**What you should do**
Reproduce word for word the lines from the beginning of the entries to the line with "base = alt.Chart(df)", both included, but none of the pictures.

**Data for this exercise**
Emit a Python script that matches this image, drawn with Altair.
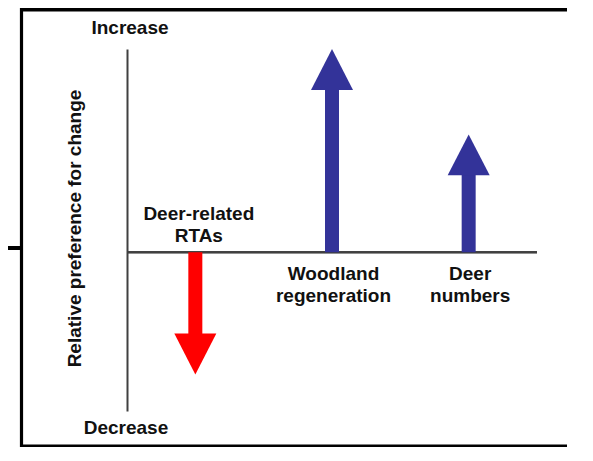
import altair as alt
import pandas as pd

# ---- data ----
categories = ["Deer-related RTAs", "Woodland regeneration", "Deer numbers"]
labels = ["Deer-related\nRTAs", "Woodland\nregeneration", "Deer\nnumbers"]
values = [-0.60, 1.00, 0.58]          # relative preference for change
colors = ["#FF0000", "#333399", "#333399"]
y_domain = [-0.78, 1.00]
head_len = 0.198                      # arrow-head length in data units

df = pd.DataFrame({"cat": categories, "label": labels, "value": values, "color": colors})
one = pd.DataFrame({"a": [0]})

FONT = "Liberation Sans"
TXT = "#111111"
AX = "#404040"

xenc = alt.X("cat:N", sort=categories, axis=None,
             scale=alt.Scale(paddingInner=0, paddingOuter=0))
yscale = alt.Scale(domain=y_domain, nice=False, zero=False)

base = alt.Chart(df)

# arrow shafts (bars from 0 to the head base)
shafts = base.transform_calculate(
    shaft="datum.value - (datum.value > 0 ? 1 : -1) * %f" % head_len
).mark_bar(width=14).encode(
    x=xenc,
    y=alt.Y("shaft:Q", scale=yscale,
            axis=alt.Axis(title="Relative preference for change", domain=True,
                          domainColor=AX, domainWidth=2, ticks=False, labels=False,
                          grid=False, titleFont=FONT, titleFontSize=19,
                          titleFontWeight="bold", titleColor=TXT, titleAngle=270,
                          titleAlign="center", titleBaseline="alphabetic",
                          titleX=-47, titleY=179)),
    color=alt.Color("color:N", scale=None),
)

up_path = "M0,0L-1,1.95L1,1.95Z"
down_path = "M0,0L-1,-1.95L1,-1.95Z"

heads_up = base.transform_filter("datum.value > 0").mark_point(
    shape=up_path, size=1764, filled=True, opacity=1, strokeWidth=0
).encode(x=xenc, y=alt.Y("value:Q", scale=yscale), color=alt.Color("color:N", scale=None))

heads_down = base.transform_filter("datum.value < 0").mark_point(
    shape=down_path, size=1764, filled=True, opacity=1, strokeWidth=0
).encode(x=xenc, y=alt.Y("value:Q", scale=yscale), color=alt.Color("color:N", scale=None))

zero_line = base.mark_rule(color=AX, strokeWidth=2).encode(y=alt.datum(0))

txt = dict(font=FONT, fontSize=19, fontWeight="bold", color=TXT,
           lineBreak="\n", lineHeight=22.5, baseline="alphabetic", align="center")

labels_pos = base.transform_filter("datum.value > 0").mark_text(dy=27.6, dx=1.5, **txt).encode(
    x=xenc, y=alt.datum(0), text="label:N")
labels_neg = base.transform_filter("datum.value < 0").mark_text(dy=-32.4, dx=3.5, **txt).encode(
    x=xenc, y=alt.datum(0), text="label:N")

inc = alt.Chart(one).mark_text(text="Increase", **txt).encode(
    x=alt.value(3), y=alt.value(-15))
dec = alt.Chart(one).mark_text(text="Decrease", **txt).encode(
    x=alt.value(-1), y=alt.value(385))

# outer frame (decoration)
fr = alt.Chart(one)
frame_left = fr.mark_rule(color="black", strokeWidth=3.2).encode(
    x=alt.value(-105.5), y=alt.value(-41), y2=alt.value(399))
frame_top = fr.mark_rule(color="black", strokeWidth=3.4).encode(
    y=alt.value(-39.3), x=alt.value(-107), x2=alt.value(470))
frame_bottom = fr.mark_rule(color="black", strokeWidth=3.4).encode(
    y=alt.value(397.3), x=alt.value(-107), x2=alt.value(470))
stub = fr.mark_rule(color="black", strokeWidth=4).encode(
    y=alt.value(199), x=alt.value(-120), x2=alt.value(-106))

chart = alt.layer(
    frame_left, frame_top, frame_bottom, stub,
    zero_line, shafts, heads_up, heads_down,
    labels_pos, labels_neg, inc, dec,
).properties(
    width=410, height=362,
    autosize=alt.AutoSizeParams(type="none"),
    padding={"left": 119, "top": 41, "right": 30, "bottom": 36},
).configure_view(stroke=None)

chart.save("out.html", embed_options={"renderer": "svg", "actions": False})
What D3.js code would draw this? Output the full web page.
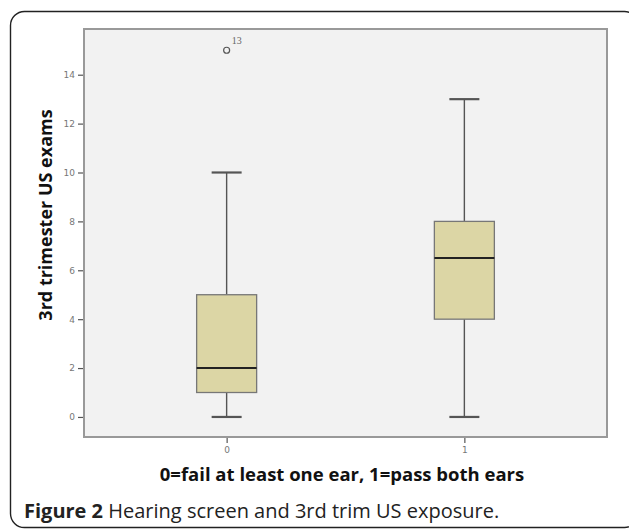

**The solution**
Emit a Python script that matches this image, drawn with Altair.
import altair as alt
import pandas as pd

# ---- data ----
categories = ["Deer-related RTAs", "Woodland regeneration", "Deer numbers"]
labels = ["Deer-related\nRTAs", "Woodland\nregeneration", "Deer\nnumbers"]
values = [-0.60, 1.00, 0.58]          # relative preference for change
colors = ["#FF0000", "#333399", "#333399"]
y_domain = [-0.78, 1.00]
head_len = 0.198                      # arrow-head length in data units

df = pd.DataFrame({"cat": categories, "label": labels, "value": values, "color": colors})
one = pd.DataFrame({"a": [0]})

FONT = "Liberation Sans"
TXT = "#111111"
AX = "#404040"

xenc = alt.X("cat:N", sort=categories, axis=None,
             scale=alt.Scale(paddingInner=0, paddingOuter=0))
yscale = alt.Scale(domain=y_domain, nice=False, zero=False)

base = alt.Chart(df)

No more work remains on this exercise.